Enid reaches up to cup the hand on her cheek, and without breaking their eye contact she turns Wednesday’s palm to press a kiss to the skin there. She trails her lips up her wrist, up the soft expanse of her arm, and back again. Settles her heated skin into a cool palm.
Wednesday’s eyebrows furrow. “That’s- my father does that to my mother. How do you know that?”
Enid shrugs, offering a dopey grin. “I pay attention to the things you say, you know. Kind of what friends do.”
Wednesday huffs through her nose. “Friends. Do my words not carry, or do you simply not reciprocate their meaning?”
Enid’s smile is blinding, as she leans on her knees and reaches up to stroke the sides of Wednesday’s neck, the shadows from the light, and Wednesday doesn’t expect more than to marvel in the aesthetic delight of soft tones on softer features, in a haze of cherry scented lip balm and vanilla body lotion and something entirely Enid. Doesn’t shy away when their noses brush, and she can feel Enid’s giggle against her lips like the bewitching melody of a cello piece.
And then, their lips meet.
Wednesday notes that Enid’s lips are softer than she’d thought, almost silken, and pillowy against her own.
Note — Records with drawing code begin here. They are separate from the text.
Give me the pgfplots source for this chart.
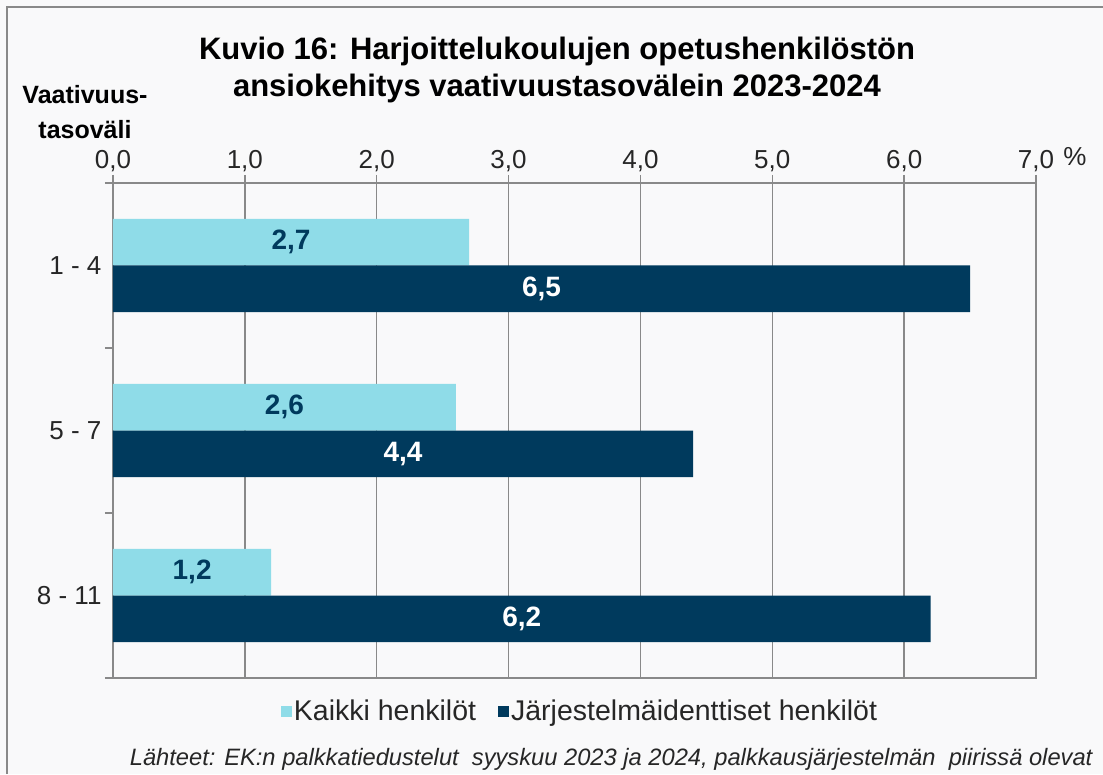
\documentclass[border=0pt]{standalone}
\usepackage{fontspec}
\setmainfont{Liberation Sans}
\usepackage{pgfplots}
\pgfplotsset{compat=1.18}
\definecolor{kaikki}{RGB}{143,220,232}
\definecolor{jarj}{RGB}{0,58,93}
\definecolor{gridc}{RGB}{137,137,137}
\definecolor{bgc}{RGB}{249,249,250}

\begin{document}
\begin{tikzpicture}
\fill[bgc] (-113pt,-96pt) rectangle (990pt,678pt);
\path[use as bounding box] (-113pt,-96pt) rectangle (990pt,678pt);
\draw[gridc, line width=2pt] (-106pt,-96pt) -- (-106pt,671pt) -- (990pt,671pt);
\begin{axis}[
    at={(0pt,0pt)}, anchor=south west,
    scale only axis, width=923pt, height=495pt,
    xbar, bar width=0.282,
    xmin=0, xmax=7, ymin=0, ymax=3,
    xtick={0,1,2,3,4,5,6,7},
    xticklabels={{0,0},{1,0},{2,0},{3,0},{4,0},{5,0},{6,0},{7,0}},
    xtick pos=right, xticklabel pos=right,
    ytick={0,1,2,3}, yticklabels={,,,},
    ytick pos=left,
    extra y ticks={0.5,1.5,2.5},
    extra y tick labels={8 - 11,5 - 7,1 - 4},
    extra y tick style={tick style={draw=none}},
    tick align=outside, major tick length=8pt,
    xmajorgrids, grid style={gridc, line width=1.5pt},
    axis line style={gridc, line width=1.5pt},
    tick style={gridc, line width=1.5pt},
    ticklabel style={font=\fontsize{26}{30}\selectfont, text=black!85},
    point meta=x,
    visualization depends on=rawx \as \rawx,
    nodes near coords={\pgfmathprintnumber[fixed,fixed zerofill,precision=1,use comma,assume math mode=true]{\pgfplotspointmeta}},
    nodes near coords style={anchor=center, font=\bfseries\fontsize{28}{32}\selectfont,
        shift={(axis direction cs:-\rawx/2,0)}},
    legend columns=2,
    legend style={at={(0.506,-0.067)}, anchor=center, draw=none, fill=none,
        font=\fontsize{28.5}{32}\selectfont, text=black!85,
        /tikz/every even column/.append style={column sep=20pt}},
    legend image code/.code={\fill[#1, draw=none] (0pt,-5.5pt) rectangle (11pt,5.5pt);},
]
\addplot[fill=kaikki, draw=none, bar shift=0.141,
    every node near coord/.append style={text=jarj}]
    coordinates {(2.7,2.5) (2.6,1.5) (1.2,0.5)};
\addlegendentry{Kaikki henkilöt}
\addplot[fill=jarj, draw=none, bar shift=-0.141,
    every node near coord/.append style={text=white}]
    coordinates {(6.5,2.5) (4.4,1.5) (6.2,0.5)};
\addlegendentry{Järjestelmäidenttiset henkilöt}
\end{axis}
\node[font=\bfseries\fontsize{31}{37}\selectfont, align=center] at (444pt,608pt)
    {Kuvio 16: Harjoittelukoulujen opetushenkilöstön\\ansiokehitys vaativuustasovälein 2023-2024};
\node[font=\bfseries\fontsize{25}{35}\selectfont, align=center] at (-28pt,566pt)
    {Vaativuus-\\tasoväli};
\node[font=\fontsize{26}{30}\selectfont, anchor=base, text=black!85] at (962pt,512pt) {\%};
\node[font=\itshape\fontsize{23.7}{28}\selectfont, anchor=base east, text=black!85] at (983pt,-87pt)
    {Lähteet: EK:n palkkatiedustelut\ \ syyskuu 2023 ja 2024, palkkausjärjestelmän\ \ piirissä olevat};
\end{tikzpicture}
\end{document}
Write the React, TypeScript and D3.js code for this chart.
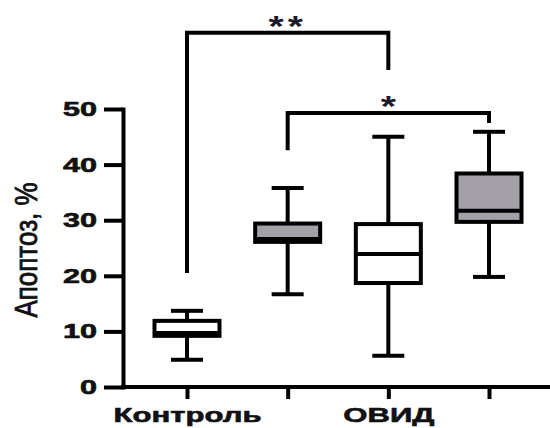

She could feel the soft tickle of breath beneath her nose, clawed fingers carding through blood-slick hair as they breathed each other in.
Wednesday thinks she’s been playing dead her whole life and she gets this feeling- this stomach lurching, heart burning feeling-
that by feeling this good, it is surely to be the last time. But Enid draws back, to press soft kisses to her cheeks, jaw, the bridge of her nose, the parts of her head that had been aching and back to her lips.
But Enid is serotonin, and oxytocin. Happy hormones. She’s a pain killer; hydromorphone.
She is part of her. And she vows between breathless kisses that she will take great joy in wearing the snood every day to class.
Because if she can provide Enid even a fraction of the happiness and safety she feels, she will wear it to every important occasion in her life. Will leave a note for the embalmer to dress her in her finest clothes and snood.